_Set exercise_
Write out the listing below without alteration, omitting its pictures.

_Available data_

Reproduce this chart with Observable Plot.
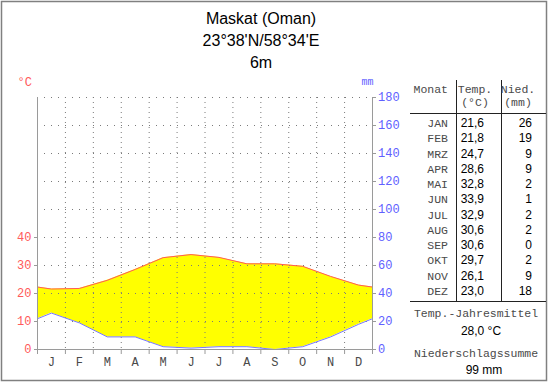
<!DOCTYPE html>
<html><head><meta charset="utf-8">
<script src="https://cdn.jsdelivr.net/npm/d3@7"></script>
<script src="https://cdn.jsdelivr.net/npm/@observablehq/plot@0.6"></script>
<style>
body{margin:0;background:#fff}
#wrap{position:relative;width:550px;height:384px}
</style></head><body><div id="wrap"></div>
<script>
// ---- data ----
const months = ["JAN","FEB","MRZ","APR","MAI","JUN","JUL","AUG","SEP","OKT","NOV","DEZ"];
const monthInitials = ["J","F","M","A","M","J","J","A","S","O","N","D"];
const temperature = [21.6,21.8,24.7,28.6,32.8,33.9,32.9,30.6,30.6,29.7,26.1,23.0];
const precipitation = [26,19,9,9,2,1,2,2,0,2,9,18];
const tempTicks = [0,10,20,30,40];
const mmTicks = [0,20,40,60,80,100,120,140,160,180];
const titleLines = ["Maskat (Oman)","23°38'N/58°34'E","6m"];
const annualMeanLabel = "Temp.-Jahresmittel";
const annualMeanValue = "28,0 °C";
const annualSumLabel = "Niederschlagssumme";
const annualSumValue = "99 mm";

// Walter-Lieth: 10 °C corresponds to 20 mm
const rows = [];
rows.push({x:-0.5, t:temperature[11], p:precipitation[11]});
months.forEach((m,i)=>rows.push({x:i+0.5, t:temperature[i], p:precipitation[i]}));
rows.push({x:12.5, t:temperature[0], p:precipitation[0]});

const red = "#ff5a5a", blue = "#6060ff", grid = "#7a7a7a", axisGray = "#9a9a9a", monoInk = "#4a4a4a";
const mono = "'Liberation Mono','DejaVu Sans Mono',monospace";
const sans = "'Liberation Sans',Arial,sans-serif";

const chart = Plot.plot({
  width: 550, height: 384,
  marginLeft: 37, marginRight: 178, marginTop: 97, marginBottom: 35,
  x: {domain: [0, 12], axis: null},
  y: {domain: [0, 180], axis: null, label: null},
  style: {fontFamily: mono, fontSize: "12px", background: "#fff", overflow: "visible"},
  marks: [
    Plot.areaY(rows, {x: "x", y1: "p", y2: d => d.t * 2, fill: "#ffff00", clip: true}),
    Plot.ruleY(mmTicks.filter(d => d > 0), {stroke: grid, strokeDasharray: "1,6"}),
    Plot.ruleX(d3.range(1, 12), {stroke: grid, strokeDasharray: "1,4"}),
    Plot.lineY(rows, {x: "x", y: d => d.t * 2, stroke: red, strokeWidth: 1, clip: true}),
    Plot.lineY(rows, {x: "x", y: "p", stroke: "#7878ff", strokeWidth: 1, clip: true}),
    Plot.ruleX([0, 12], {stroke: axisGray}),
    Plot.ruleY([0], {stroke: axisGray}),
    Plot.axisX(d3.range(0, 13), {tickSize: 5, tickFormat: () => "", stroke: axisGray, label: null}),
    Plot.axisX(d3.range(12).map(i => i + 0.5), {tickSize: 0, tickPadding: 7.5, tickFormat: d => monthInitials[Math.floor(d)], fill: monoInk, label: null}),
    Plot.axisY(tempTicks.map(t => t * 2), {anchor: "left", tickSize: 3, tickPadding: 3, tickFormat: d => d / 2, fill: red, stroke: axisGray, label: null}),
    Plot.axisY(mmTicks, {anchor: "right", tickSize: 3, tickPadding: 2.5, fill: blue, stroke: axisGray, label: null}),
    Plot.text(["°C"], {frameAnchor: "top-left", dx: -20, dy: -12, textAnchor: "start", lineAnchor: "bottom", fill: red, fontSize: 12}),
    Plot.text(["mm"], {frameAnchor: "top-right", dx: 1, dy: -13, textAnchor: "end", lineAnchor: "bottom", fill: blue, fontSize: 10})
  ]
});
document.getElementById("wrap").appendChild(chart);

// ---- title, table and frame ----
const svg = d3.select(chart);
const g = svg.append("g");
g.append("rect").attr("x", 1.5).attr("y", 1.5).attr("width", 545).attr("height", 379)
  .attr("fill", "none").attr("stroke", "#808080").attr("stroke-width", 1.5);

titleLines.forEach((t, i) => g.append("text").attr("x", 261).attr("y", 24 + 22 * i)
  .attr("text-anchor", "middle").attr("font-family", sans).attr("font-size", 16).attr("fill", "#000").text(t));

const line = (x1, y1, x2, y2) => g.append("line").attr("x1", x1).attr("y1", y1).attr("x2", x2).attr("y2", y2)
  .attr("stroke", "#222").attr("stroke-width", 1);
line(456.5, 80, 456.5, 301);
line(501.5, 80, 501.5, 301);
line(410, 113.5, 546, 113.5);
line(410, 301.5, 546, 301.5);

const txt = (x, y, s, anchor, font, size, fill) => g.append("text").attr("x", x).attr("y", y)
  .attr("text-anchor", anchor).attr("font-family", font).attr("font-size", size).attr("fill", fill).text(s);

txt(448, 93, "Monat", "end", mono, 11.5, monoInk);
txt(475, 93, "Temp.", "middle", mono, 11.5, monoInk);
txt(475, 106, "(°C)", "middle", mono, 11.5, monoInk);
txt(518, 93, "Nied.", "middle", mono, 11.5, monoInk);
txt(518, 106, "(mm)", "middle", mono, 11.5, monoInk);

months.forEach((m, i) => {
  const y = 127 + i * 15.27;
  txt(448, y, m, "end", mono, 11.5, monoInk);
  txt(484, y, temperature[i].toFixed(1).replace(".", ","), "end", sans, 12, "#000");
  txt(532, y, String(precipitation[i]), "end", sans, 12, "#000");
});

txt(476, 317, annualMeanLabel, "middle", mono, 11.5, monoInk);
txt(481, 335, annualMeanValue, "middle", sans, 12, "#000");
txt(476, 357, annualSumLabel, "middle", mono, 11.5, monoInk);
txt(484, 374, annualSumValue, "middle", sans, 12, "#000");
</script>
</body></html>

_Written answer_
Reproduce this chart with Observable Plot.
<!DOCTYPE html>
<html><head><meta charset="utf-8">
<script src="https://cdn.jsdelivr.net/npm/d3@7"></script>
<script src="https://cdn.jsdelivr.net/npm/@observablehq/plot@0.6"></script>
<style>
body{margin:0;background:#fff}
#wrap{position:relative;width:550px;height:384px}
</style></head><body><div id="wrap"></div>
<script>
// ---- data ----
const months = ["JAN","FEB","MRZ","APR","MAI","JUN","JUL","AUG","SEP","OKT","NOV","DEZ"];
const monthInitials = ["J","F","M","A","M","J","J","A","S","O","N","D"];
const temperature = [21.6,21.8,24.7,28.6,32.8,33.9,32.9,30.6,30.6,29.7,26.1,23.0];
const precipitation = [26,19,9,9,2,1,2,2,0,2,9,18];
const tempTicks = [0,10,20,30,40];
const mmTicks = [0,20,40,60,80,100,120,140,160,180];
const titleLines = ["Maskat (Oman)","23°38'N/58°34'E","6m"];
const annualMeanLabel = "Temp.-Jahresmittel";
const annualMeanValue = "28,0 °C";
const annualSumLabel = "Niederschlagssumme";
const annualSumValue = "99 mm";

// Walter-Lieth: 10 °C corresponds to 20 mm
const rows = [];
rows.push({x:-0.5, t:temperature[11], p:precipitation[11]});
months.forEach((m,i)=>rows.push({x:i+0.5, t:temperature[i], p:precipitation[i]}));
rows.push({x:12.5, t:temperature[0], p:precipitation[0]});

const red = "#ff5a5a", blue = "#6060ff", grid = "#7a7a7a", axisGray = "#9a9a9a", monoInk = "#4a4a4a";
const mono = "'Liberation Mono','DejaVu Sans Mono',monospace";
const sans = "'Liberation Sans',Arial,sans-serif";

const chart = Plot.plot({
  width: 550, height: 384,
  marginLeft: 37, marginRight: 178, marginTop: 97, marginBottom: 35,
  x: {domain: [0, 12], axis: null},
  y: {domain: [0, 180], axis: null, label: null},
  style: {fontFamily: mono, fontSize: "12px", background: "#fff", overflow: "visible"},
  marks: [
    Plot.areaY(rows, {x: "x", y1: "p", y2: d => d.t * 2, fill: "#ffff00", clip: true}),
    Plot.ruleY(mmTicks.filter(d => d > 0), {stroke: grid, strokeDasharray: "1,6"}),
    Plot.ruleX(d3.range(1, 12), {stroke: grid, strokeDasharray: "1,4"}),
    Plot.lineY(rows, {x: "x", y: d => d.t * 2, stroke: red, strokeWidth: 1, clip: true}),
    Plot.lineY(rows, {x: "x", y: "p", stroke: "#7878ff", strokeWidth: 1, clip: true}),
    Plot.ruleX([0, 12], {stroke: axisGray}),
    Plot.ruleY([0], {stroke: axisGray}),
    Plot.axisX(d3.range(0, 13), {tickSize: 5, tickFormat: () => "", stroke: axisGray, label: null}),
    Plot.axisX(d3.range(12).map(i => i + 0.5), {tickSize: 0, tickPadding: 7.5, tickFormat: d => monthInitials[Math.floor(d)], fill: monoInk, label: null}),
    Plot.axisY(tempTicks.map(t => t * 2), {anchor: "left", tickSize: 3, tickPadding: 3, tickFormat: d => d / 2, fill: red, stroke: axisGray, label: null}),
    Plot.axisY(mmTicks, {anchor: "right", tickSize: 3, tickPadding: 2.5, fill: blue, stroke: axisGray, label: null}),
    Plot.text(["°C"], {frameAnchor: "top-left", dx: -20, dy: -12, textAnchor: "start", lineAnchor: "bottom", fill: red, fontSize: 12}),
    Plot.text(["mm"], {frameAnchor: "top-right", dx: 1, dy: -13, textAnchor: "end", lineAnchor: "bottom", fill: blue, fontSize: 10})
  ]
});
document.getElementById("wrap").appendChild(chart);

// ---- title, table and frame ----
const svg = d3.select(chart);
const g = svg.append("g");
g.append("rect").attr("x", 1.5).attr("y", 1.5).attr("width", 545).attr("height", 379)
  .attr("fill", "none").attr("stroke", "#808080").attr("stroke-width", 1.5);

titleLines.forEach((t, i) => g.append("text").attr("x", 261).attr("y", 24 + 22 * i)
  .attr("text-anchor", "middle").attr("font-family", sans).attr("font-size", 16).attr("fill", "#000").text(t));

const line = (x1, y1, x2, y2) => g.append("line").attr("x1", x1).attr("y1", y1).attr("x2", x2).attr("y2", y2)
  .attr("stroke", "#222").attr("stroke-width", 1);
line(456.5, 80, 456.5, 301);
line(501.5, 80, 501.5, 301);
line(410, 113.5, 546, 113.5);
line(410, 301.5, 546, 301.5);

const txt = (x, y, s, anchor, font, size, fill) => g.append("text").attr("x", x).attr("y", y)
  .attr("text-anchor", anchor).attr("font-family", font).attr("font-size", size).attr("fill", fill).text(s);

txt(448, 93, "Monat", "end", mono, 11.5, monoInk);
txt(475, 93, "Temp.", "middle", mono, 11.5, monoInk);
txt(475, 106, "(°C)", "middle", mono, 11.5, monoInk);
txt(518, 93, "Nied.", "middle", mono, 11.5, monoInk);
txt(518, 106, "(mm)", "middle", mono, 11.5, monoInk);

months.forEach((m, i) => {
  const y = 127 + i * 15.27;
  txt(448, y, m, "end", mono, 11.5, monoInk);
  txt(484, y, temperature[i].toFixed(1).replace(".", ","), "end", sans, 12, "#000");
  txt(532, y, String(precipitation[i]), "end", sans, 12, "#000");
});

txt(476, 317, annualMeanLabel, "middle", mono, 11.5, monoInk);
txt(481, 335, annualMeanValue, "middle", sans, 12, "#000");
txt(476, 357, annualSumLabel, "middle", mono, 11.5, monoInk);
txt(484, 374, annualSumValue, "middle", sans, 12, "#000");
</script>
</body></html>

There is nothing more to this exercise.